EXERCISE AIM - For this exercise, repeat all of the material verbatim apart from its images.

:: SOURCE MATERIAL

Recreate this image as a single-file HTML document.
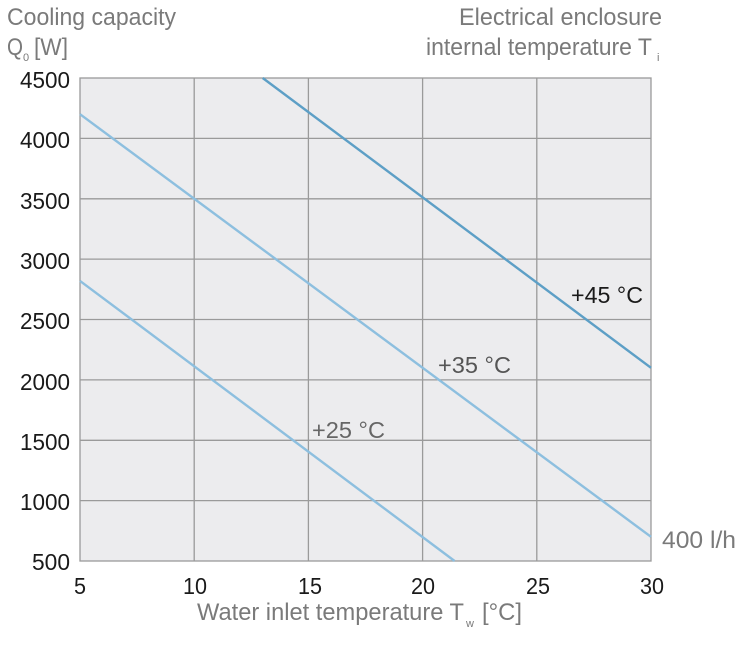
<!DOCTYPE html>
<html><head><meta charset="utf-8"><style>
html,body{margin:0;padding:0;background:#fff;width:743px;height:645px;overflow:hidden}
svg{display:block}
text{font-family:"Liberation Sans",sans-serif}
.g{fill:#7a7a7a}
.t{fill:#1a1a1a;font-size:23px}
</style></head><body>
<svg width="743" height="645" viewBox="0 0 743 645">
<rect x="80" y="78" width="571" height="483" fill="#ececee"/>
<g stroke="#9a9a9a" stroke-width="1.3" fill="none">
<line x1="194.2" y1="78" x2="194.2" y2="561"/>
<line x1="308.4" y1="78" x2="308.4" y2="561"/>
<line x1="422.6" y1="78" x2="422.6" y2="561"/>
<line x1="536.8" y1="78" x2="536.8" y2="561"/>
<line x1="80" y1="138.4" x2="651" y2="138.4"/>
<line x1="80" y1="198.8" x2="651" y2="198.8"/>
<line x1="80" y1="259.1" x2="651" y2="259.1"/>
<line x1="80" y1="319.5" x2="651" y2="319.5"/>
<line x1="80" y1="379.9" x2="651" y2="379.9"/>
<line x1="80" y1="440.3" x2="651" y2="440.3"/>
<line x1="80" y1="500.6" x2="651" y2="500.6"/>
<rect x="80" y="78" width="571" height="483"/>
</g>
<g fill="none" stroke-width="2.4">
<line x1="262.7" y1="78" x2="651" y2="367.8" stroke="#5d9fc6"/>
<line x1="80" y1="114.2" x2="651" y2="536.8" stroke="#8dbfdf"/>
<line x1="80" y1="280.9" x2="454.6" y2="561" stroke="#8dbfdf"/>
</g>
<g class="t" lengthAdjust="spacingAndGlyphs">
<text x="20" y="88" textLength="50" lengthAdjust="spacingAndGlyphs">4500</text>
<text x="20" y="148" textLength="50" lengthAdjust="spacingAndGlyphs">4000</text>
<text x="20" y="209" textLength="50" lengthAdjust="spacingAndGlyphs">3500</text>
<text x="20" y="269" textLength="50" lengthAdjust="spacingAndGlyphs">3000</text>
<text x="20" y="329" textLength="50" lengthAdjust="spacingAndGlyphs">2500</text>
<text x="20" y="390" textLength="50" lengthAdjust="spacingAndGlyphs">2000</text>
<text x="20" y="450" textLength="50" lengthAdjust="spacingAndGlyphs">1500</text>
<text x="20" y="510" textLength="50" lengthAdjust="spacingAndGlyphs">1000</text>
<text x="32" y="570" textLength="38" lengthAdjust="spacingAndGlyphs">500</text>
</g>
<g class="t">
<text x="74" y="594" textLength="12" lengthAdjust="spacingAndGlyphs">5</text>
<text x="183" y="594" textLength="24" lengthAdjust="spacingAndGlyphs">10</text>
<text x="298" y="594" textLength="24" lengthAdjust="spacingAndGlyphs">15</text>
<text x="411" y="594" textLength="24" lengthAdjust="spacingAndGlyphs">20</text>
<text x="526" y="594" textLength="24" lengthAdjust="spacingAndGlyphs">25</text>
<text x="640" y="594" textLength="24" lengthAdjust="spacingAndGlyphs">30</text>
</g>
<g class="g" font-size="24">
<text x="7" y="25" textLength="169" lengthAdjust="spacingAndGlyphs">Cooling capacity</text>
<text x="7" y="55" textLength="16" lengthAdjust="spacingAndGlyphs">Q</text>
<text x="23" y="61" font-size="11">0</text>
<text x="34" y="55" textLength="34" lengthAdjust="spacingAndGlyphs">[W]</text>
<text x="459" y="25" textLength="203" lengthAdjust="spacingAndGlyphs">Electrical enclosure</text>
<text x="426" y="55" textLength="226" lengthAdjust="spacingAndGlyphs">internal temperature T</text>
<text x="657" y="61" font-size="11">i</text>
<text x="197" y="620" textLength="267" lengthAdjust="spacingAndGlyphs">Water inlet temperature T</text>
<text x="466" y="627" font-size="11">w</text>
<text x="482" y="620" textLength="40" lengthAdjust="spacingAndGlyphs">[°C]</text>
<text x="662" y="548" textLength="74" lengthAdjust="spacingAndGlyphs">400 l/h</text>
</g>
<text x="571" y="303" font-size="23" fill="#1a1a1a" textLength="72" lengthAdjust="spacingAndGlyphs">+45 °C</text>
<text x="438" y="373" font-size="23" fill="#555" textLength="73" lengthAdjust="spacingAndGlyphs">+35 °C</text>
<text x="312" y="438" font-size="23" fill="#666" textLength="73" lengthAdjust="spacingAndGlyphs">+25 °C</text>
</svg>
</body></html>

::::

OUTPUT FOR THIS EXERCISE -
Recreate this image as a single-file HTML document.
<!DOCTYPE html>
<html><head><meta charset="utf-8"><style>
html,body{margin:0;padding:0;background:#fff;width:743px;height:645px;overflow:hidden}
svg{display:block}
text{font-family:"Liberation Sans",sans-serif}
.g{fill:#7a7a7a}
.t{fill:#1a1a1a;font-size:23px}
</style></head><body>
<svg width="743" height="645" viewBox="0 0 743 645">
<rect x="80" y="78" width="571" height="483" fill="#ececee"/>
<g stroke="#9a9a9a" stroke-width="1.3" fill="none">
<line x1="194.2" y1="78" x2="194.2" y2="561"/>
<line x1="308.4" y1="78" x2="308.4" y2="561"/>
<line x1="422.6" y1="78" x2="422.6" y2="561"/>
<line x1="536.8" y1="78" x2="536.8" y2="561"/>
<line x1="80" y1="138.4" x2="651" y2="138.4"/>
<line x1="80" y1="198.8" x2="651" y2="198.8"/>
<line x1="80" y1="259.1" x2="651" y2="259.1"/>
<line x1="80" y1="319.5" x2="651" y2="319.5"/>
<line x1="80" y1="379.9" x2="651" y2="379.9"/>
<line x1="80" y1="440.3" x2="651" y2="440.3"/>
<line x1="80" y1="500.6" x2="651" y2="500.6"/>
<rect x="80" y="78" width="571" height="483"/>
</g>
<g fill="none" stroke-width="2.4">
<line x1="262.7" y1="78" x2="651" y2="367.8" stroke="#5d9fc6"/>
<line x1="80" y1="114.2" x2="651" y2="536.8" stroke="#8dbfdf"/>
<line x1="80" y1="280.9" x2="454.6" y2="561" stroke="#8dbfdf"/>
</g>
<g class="t" lengthAdjust="spacingAndGlyphs">
<text x="20" y="88" textLength="50" lengthAdjust="spacingAndGlyphs">4500</text>
<text x="20" y="148" textLength="50" lengthAdjust="spacingAndGlyphs">4000</text>
<text x="20" y="209" textLength="50" lengthAdjust="spacingAndGlyphs">3500</text>
<text x="20" y="269" textLength="50" lengthAdjust="spacingAndGlyphs">3000</text>
<text x="20" y="329" textLength="50" lengthAdjust="spacingAndGlyphs">2500</text>
<text x="20" y="390" textLength="50" lengthAdjust="spacingAndGlyphs">2000</text>
<text x="20" y="450" textLength="50" lengthAdjust="spacingAndGlyphs">1500</text>
<text x="20" y="510" textLength="50" lengthAdjust="spacingAndGlyphs">1000</text>
<text x="32" y="570" textLength="38" lengthAdjust="spacingAndGlyphs">500</text>
</g>
<g class="t">
<text x="74" y="594" textLength="12" lengthAdjust="spacingAndGlyphs">5</text>
<text x="183" y="594" textLength="24" lengthAdjust="spacingAndGlyphs">10</text>
<text x="298" y="594" textLength="24" lengthAdjust="spacingAndGlyphs">15</text>
<text x="411" y="594" textLength="24" lengthAdjust="spacingAndGlyphs">20</text>
<text x="526" y="594" textLength="24" lengthAdjust="spacingAndGlyphs">25</text>
<text x="640" y="594" textLength="24" lengthAdjust="spacingAndGlyphs">30</text>
</g>
<g class="g" font-size="24">
<text x="7" y="25" textLength="169" lengthAdjust="spacingAndGlyphs">Cooling capacity</text>
<text x="7" y="55" textLength="16" lengthAdjust="spacingAndGlyphs">Q</text>
<text x="23" y="61" font-size="11">0</text>
<text x="34" y="55" textLength="34" lengthAdjust="spacingAndGlyphs">[W]</text>
<text x="459" y="25" textLength="203" lengthAdjust="spacingAndGlyphs">Electrical enclosure</text>
<text x="426" y="55" textLength="226" lengthAdjust="spacingAndGlyphs">internal temperature T</text>
<text x="657" y="61" font-size="11">i</text>
<text x="197" y="620" textLength="267" lengthAdjust="spacingAndGlyphs">Water inlet temperature T</text>
<text x="466" y="627" font-size="11">w</text>
<text x="482" y="620" textLength="40" lengthAdjust="spacingAndGlyphs">[°C]</text>
<text x="662" y="548" textLength="74" lengthAdjust="spacingAndGlyphs">400 l/h</text>
</g>
<text x="571" y="303" font-size="23" fill="#1a1a1a" textLength="72" lengthAdjust="spacingAndGlyphs">+45 °C</text>
<text x="438" y="373" font-size="23" fill="#555" textLength="73" lengthAdjust="spacingAndGlyphs">+35 °C</text>
<text x="312" y="438" font-size="23" fill="#666" textLength="73" lengthAdjust="spacingAndGlyphs">+25 °C</text>
</svg>
</body></html>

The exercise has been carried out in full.